### The records
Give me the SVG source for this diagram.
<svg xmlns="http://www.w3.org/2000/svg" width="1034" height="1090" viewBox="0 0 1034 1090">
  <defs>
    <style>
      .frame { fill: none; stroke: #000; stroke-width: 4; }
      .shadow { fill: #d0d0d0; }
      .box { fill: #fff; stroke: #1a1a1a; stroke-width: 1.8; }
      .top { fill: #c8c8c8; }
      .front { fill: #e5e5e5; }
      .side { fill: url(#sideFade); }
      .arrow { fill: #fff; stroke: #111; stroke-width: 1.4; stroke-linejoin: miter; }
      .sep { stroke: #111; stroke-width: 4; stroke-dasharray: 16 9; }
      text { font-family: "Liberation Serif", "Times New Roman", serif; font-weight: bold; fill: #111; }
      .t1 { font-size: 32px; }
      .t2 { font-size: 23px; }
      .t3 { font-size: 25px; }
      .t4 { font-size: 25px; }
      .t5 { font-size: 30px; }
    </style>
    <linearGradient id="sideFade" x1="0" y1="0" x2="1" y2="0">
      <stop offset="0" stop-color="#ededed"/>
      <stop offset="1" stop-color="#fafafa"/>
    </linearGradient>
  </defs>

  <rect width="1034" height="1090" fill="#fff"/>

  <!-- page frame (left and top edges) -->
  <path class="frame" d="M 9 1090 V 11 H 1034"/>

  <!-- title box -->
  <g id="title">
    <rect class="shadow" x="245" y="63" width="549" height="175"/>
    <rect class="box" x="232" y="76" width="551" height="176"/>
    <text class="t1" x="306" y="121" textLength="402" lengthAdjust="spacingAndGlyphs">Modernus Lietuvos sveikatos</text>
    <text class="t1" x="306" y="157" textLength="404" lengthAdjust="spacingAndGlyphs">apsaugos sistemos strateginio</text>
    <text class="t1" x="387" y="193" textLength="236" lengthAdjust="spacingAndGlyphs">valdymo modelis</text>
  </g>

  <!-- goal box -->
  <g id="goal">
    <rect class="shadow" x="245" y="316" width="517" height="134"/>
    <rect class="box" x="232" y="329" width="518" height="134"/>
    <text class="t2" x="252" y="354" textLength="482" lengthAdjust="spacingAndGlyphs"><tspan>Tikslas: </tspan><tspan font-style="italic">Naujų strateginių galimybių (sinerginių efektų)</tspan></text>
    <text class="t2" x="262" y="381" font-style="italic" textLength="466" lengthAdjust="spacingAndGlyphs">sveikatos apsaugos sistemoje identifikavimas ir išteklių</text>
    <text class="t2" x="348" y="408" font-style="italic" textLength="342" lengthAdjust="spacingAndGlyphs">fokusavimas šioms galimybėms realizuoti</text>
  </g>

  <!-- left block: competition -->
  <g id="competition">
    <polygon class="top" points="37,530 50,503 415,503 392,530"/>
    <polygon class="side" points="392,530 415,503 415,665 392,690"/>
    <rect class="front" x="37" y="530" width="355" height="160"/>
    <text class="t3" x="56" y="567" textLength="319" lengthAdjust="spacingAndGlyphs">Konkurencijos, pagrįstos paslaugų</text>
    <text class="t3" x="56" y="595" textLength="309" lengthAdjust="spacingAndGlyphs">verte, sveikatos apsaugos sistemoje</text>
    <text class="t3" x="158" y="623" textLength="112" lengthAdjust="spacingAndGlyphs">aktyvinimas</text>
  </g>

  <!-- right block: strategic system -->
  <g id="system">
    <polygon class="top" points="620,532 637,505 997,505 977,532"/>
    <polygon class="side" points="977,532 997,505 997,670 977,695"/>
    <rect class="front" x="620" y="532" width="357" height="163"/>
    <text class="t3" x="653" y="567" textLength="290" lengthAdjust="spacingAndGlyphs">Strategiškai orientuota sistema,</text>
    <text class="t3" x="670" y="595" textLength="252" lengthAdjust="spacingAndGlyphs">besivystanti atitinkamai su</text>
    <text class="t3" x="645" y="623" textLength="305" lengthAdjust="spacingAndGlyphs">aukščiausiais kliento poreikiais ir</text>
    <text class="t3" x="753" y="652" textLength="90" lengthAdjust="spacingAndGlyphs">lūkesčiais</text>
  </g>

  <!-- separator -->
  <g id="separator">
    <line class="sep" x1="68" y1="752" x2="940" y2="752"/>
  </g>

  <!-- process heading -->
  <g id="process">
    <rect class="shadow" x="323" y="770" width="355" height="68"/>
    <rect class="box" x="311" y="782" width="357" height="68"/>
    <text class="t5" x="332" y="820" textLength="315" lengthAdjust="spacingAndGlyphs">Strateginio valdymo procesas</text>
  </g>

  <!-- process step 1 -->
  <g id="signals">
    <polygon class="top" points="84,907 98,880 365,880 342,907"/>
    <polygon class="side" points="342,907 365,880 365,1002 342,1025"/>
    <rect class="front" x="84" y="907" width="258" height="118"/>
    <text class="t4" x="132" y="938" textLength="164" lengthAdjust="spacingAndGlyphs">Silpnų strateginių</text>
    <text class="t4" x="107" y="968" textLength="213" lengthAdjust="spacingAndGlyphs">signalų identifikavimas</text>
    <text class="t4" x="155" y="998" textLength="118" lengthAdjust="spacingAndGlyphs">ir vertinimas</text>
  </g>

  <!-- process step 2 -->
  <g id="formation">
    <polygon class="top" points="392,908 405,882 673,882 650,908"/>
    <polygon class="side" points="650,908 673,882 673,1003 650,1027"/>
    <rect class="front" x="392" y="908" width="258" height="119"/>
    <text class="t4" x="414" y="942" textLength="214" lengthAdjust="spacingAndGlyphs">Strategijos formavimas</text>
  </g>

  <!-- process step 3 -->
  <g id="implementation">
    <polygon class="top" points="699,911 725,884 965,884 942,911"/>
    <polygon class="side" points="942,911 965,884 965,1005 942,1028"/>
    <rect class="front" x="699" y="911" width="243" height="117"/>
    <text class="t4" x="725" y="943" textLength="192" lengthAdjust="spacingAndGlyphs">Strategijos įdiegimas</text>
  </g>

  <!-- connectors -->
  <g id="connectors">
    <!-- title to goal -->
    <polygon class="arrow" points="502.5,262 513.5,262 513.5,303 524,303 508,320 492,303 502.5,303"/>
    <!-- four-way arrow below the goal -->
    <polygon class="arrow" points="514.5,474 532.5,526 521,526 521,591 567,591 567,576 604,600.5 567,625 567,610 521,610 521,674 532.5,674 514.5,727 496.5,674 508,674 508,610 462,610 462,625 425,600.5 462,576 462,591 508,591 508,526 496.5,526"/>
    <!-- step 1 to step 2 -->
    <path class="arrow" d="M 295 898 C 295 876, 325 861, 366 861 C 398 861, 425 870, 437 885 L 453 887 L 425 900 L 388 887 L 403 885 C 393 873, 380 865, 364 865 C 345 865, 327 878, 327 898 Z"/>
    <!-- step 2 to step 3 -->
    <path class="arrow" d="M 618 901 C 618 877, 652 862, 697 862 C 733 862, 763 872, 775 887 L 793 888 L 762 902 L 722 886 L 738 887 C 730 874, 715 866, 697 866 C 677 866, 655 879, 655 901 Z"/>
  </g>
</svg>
...
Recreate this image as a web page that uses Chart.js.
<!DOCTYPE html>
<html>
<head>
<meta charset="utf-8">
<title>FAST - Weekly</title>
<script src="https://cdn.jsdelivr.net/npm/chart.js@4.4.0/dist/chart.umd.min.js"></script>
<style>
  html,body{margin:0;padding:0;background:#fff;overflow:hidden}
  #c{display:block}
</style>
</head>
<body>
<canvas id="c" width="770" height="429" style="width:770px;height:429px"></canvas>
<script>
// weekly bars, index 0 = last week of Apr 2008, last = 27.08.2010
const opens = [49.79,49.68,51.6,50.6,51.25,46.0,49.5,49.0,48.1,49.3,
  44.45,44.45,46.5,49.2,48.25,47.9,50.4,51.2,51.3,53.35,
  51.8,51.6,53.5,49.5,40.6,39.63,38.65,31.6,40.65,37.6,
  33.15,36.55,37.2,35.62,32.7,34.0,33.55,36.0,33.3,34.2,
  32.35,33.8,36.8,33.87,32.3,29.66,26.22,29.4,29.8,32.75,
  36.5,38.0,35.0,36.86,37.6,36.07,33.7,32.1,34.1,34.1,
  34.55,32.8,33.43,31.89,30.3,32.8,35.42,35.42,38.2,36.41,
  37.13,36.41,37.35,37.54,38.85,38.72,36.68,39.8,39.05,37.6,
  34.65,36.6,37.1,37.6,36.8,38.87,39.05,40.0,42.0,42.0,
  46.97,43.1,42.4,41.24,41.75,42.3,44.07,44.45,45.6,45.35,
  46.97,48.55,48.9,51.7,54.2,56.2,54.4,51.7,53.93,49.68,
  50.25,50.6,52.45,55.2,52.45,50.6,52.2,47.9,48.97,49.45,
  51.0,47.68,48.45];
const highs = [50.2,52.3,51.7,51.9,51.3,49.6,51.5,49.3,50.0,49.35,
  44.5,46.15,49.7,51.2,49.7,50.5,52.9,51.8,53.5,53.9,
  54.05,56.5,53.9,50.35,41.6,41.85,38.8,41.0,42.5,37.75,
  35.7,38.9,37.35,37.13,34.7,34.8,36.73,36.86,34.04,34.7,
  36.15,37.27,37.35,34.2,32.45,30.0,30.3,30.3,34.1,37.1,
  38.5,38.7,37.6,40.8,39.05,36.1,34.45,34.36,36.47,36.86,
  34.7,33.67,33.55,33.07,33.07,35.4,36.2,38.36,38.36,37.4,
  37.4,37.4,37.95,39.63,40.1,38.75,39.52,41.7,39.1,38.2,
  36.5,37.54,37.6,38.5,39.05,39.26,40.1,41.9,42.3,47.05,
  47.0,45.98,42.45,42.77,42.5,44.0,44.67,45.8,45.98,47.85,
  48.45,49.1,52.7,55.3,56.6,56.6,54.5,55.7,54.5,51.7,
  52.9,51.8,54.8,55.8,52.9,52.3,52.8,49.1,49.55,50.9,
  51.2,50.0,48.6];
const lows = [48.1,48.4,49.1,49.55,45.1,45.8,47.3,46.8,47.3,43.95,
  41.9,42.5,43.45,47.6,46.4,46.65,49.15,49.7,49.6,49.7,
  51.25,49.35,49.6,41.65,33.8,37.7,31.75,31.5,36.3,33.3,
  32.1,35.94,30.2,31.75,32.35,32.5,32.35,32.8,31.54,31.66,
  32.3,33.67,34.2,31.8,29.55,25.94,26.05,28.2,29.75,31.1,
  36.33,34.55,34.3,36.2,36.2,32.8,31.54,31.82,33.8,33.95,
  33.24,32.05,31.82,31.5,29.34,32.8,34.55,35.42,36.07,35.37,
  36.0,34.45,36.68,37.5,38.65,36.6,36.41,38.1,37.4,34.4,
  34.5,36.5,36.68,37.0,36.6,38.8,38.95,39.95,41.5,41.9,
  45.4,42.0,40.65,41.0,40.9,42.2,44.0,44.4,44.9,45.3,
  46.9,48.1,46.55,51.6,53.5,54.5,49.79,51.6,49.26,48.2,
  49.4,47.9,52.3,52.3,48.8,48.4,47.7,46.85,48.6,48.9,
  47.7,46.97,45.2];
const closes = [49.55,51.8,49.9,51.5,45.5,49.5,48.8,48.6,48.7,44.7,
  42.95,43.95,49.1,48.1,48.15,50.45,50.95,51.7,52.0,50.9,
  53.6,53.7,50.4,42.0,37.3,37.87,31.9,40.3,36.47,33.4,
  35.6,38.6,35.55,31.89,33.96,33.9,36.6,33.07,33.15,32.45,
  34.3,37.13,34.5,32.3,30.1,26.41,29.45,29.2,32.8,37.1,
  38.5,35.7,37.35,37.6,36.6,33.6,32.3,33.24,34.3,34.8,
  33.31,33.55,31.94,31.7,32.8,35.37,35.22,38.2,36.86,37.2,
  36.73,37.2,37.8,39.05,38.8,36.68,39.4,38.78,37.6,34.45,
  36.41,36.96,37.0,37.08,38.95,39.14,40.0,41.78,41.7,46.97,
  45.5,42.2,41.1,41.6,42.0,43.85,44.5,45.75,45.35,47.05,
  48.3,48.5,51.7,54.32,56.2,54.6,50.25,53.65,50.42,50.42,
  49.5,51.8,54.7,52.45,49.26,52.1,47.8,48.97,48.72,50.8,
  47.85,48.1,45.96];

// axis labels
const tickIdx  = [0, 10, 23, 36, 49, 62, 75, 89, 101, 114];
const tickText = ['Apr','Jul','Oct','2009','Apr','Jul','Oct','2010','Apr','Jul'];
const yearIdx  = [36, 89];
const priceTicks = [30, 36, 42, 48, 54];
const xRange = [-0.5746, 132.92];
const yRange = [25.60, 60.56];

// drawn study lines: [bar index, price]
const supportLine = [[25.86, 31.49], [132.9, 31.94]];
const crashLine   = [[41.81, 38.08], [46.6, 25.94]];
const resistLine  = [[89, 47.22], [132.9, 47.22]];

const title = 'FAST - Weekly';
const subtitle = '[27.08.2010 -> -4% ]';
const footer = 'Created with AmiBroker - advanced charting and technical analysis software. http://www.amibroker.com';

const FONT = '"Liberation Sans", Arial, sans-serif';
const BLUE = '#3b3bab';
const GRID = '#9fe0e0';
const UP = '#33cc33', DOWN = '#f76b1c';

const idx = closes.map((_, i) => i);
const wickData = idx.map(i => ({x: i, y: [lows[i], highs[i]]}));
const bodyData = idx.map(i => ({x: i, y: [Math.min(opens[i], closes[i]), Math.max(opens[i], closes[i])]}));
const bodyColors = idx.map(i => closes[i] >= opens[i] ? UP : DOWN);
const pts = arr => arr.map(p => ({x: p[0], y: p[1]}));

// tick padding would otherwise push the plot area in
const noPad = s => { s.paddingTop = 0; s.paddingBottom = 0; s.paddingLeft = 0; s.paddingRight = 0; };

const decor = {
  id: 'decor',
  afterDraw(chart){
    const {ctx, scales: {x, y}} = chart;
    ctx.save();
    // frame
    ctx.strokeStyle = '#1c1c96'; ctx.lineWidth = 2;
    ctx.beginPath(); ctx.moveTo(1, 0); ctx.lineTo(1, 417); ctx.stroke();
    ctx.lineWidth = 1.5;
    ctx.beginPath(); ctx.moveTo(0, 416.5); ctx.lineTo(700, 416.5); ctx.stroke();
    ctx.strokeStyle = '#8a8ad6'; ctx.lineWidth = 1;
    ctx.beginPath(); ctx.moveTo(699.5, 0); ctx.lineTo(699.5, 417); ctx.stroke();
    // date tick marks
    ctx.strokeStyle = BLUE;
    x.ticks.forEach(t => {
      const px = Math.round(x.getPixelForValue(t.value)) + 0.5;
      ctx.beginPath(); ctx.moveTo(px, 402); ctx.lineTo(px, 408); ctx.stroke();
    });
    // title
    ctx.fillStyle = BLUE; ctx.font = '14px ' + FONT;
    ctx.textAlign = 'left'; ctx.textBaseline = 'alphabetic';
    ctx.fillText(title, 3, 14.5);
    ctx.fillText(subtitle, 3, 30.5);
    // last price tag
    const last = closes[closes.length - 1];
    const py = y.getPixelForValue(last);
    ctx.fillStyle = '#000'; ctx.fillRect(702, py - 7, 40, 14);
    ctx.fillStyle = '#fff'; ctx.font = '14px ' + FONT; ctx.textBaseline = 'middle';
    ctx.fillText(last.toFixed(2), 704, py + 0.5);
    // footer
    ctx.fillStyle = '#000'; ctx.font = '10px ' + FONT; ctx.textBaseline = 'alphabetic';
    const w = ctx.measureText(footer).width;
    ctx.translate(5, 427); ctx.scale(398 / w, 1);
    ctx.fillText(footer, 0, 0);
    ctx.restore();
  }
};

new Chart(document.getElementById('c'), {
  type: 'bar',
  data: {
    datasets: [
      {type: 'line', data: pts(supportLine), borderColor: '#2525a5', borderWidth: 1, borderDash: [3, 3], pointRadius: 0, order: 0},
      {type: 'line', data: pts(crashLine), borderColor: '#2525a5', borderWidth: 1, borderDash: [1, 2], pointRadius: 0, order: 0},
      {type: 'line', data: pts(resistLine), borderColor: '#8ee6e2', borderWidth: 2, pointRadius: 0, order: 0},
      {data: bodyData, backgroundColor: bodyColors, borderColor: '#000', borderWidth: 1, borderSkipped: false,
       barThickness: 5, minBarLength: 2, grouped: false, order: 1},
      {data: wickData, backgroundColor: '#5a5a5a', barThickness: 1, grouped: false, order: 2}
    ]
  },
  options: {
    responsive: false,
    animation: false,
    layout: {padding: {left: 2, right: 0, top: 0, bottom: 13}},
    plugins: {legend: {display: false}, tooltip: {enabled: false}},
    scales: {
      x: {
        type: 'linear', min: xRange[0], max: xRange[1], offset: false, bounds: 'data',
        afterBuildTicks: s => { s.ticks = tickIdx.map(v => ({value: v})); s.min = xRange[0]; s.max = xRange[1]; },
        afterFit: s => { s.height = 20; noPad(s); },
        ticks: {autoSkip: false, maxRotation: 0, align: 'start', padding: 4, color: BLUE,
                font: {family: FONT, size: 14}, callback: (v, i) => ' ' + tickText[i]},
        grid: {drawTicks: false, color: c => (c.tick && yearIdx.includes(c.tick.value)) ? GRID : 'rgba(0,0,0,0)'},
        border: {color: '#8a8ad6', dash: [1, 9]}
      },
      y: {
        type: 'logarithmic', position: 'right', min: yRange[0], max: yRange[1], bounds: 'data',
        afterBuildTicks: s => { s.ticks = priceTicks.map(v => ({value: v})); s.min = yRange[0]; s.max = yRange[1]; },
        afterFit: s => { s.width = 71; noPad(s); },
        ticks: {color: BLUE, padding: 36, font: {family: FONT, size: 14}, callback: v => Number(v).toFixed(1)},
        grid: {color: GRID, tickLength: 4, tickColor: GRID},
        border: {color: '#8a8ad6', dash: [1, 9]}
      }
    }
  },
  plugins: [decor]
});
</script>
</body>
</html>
--
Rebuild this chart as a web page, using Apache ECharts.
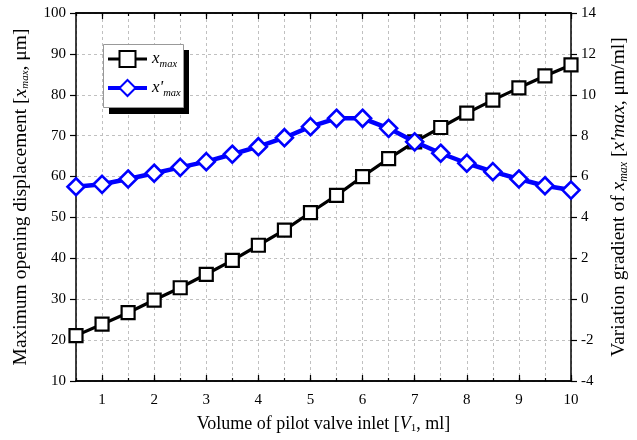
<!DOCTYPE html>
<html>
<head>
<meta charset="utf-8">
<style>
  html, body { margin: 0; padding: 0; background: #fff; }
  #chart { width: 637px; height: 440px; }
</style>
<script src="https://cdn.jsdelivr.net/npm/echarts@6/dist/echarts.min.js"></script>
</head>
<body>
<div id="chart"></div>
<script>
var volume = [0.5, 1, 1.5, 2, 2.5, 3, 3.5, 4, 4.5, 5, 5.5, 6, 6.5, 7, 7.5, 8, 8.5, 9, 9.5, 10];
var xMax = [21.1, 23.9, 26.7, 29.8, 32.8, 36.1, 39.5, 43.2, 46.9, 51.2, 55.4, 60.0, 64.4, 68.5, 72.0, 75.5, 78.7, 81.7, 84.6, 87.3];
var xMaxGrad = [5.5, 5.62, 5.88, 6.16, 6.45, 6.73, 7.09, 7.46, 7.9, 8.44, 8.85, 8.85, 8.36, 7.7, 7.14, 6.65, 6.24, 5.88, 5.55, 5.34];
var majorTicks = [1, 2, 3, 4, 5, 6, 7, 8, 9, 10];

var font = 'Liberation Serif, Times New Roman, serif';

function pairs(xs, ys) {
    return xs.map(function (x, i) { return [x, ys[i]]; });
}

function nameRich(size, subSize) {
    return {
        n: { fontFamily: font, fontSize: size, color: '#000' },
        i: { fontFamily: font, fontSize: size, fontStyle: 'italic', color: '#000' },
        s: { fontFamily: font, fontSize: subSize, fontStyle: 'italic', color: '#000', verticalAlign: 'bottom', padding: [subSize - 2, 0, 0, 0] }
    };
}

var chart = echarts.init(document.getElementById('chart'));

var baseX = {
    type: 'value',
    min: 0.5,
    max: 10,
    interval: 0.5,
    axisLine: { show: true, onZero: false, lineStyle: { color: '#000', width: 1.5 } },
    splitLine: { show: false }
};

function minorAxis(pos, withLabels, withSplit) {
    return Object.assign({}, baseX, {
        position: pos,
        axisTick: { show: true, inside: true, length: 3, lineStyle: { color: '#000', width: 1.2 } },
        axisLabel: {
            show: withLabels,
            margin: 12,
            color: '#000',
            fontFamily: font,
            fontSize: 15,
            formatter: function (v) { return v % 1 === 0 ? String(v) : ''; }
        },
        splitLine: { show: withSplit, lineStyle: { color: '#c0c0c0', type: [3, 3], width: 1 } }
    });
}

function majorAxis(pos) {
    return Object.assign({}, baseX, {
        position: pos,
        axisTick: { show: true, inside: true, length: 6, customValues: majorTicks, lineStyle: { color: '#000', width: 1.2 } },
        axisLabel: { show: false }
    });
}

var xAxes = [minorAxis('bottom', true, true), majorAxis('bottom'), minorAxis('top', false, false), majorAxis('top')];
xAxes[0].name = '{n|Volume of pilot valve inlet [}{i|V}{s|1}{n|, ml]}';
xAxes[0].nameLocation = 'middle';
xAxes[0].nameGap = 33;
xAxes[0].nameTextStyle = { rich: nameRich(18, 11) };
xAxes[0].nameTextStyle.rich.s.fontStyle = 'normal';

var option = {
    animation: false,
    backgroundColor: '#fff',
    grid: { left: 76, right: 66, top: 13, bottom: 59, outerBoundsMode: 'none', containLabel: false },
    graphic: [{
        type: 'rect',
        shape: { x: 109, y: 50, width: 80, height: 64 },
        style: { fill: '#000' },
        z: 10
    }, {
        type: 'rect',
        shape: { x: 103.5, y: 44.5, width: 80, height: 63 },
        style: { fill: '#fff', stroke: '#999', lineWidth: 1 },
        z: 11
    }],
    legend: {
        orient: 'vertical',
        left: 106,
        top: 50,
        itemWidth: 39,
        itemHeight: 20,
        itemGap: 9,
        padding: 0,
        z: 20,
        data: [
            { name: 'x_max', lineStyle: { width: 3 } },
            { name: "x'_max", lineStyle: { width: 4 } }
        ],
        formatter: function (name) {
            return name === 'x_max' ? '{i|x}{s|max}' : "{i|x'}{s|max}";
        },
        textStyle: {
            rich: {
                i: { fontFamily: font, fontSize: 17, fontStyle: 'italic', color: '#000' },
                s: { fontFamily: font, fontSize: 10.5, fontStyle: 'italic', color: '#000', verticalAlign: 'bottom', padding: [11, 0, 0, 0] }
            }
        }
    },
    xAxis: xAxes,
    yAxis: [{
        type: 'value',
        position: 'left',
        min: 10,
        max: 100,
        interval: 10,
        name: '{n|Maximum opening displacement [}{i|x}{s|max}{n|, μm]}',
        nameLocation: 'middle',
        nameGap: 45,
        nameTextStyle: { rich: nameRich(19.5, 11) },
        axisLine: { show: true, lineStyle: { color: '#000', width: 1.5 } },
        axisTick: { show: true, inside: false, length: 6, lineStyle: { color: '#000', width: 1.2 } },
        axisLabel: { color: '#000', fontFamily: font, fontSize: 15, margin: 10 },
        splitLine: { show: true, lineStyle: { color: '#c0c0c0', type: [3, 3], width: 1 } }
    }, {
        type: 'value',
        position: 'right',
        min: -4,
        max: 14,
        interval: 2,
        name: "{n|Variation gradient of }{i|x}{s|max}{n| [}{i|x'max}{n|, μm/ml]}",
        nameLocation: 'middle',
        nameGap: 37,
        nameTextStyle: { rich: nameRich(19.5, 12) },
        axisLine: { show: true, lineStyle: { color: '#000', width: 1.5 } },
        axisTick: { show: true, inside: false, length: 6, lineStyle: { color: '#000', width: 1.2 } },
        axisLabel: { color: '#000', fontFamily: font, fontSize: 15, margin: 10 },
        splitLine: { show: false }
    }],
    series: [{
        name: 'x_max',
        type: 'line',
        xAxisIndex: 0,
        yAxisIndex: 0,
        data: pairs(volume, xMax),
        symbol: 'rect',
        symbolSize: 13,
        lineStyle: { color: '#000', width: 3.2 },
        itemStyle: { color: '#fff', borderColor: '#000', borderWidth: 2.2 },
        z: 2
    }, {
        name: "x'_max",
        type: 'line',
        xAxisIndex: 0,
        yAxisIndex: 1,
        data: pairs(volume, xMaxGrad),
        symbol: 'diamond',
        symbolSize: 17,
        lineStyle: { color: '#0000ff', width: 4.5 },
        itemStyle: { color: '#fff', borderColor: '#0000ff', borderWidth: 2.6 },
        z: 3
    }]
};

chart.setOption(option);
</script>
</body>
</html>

### The exercise
Track down every line holding the string "this" and copy it.

### Reply
Give me the SVG source for this diagram.
Recreate this image as a web page that uses Chart.js.
Rebuild this chart as a web page, using Apache ECharts.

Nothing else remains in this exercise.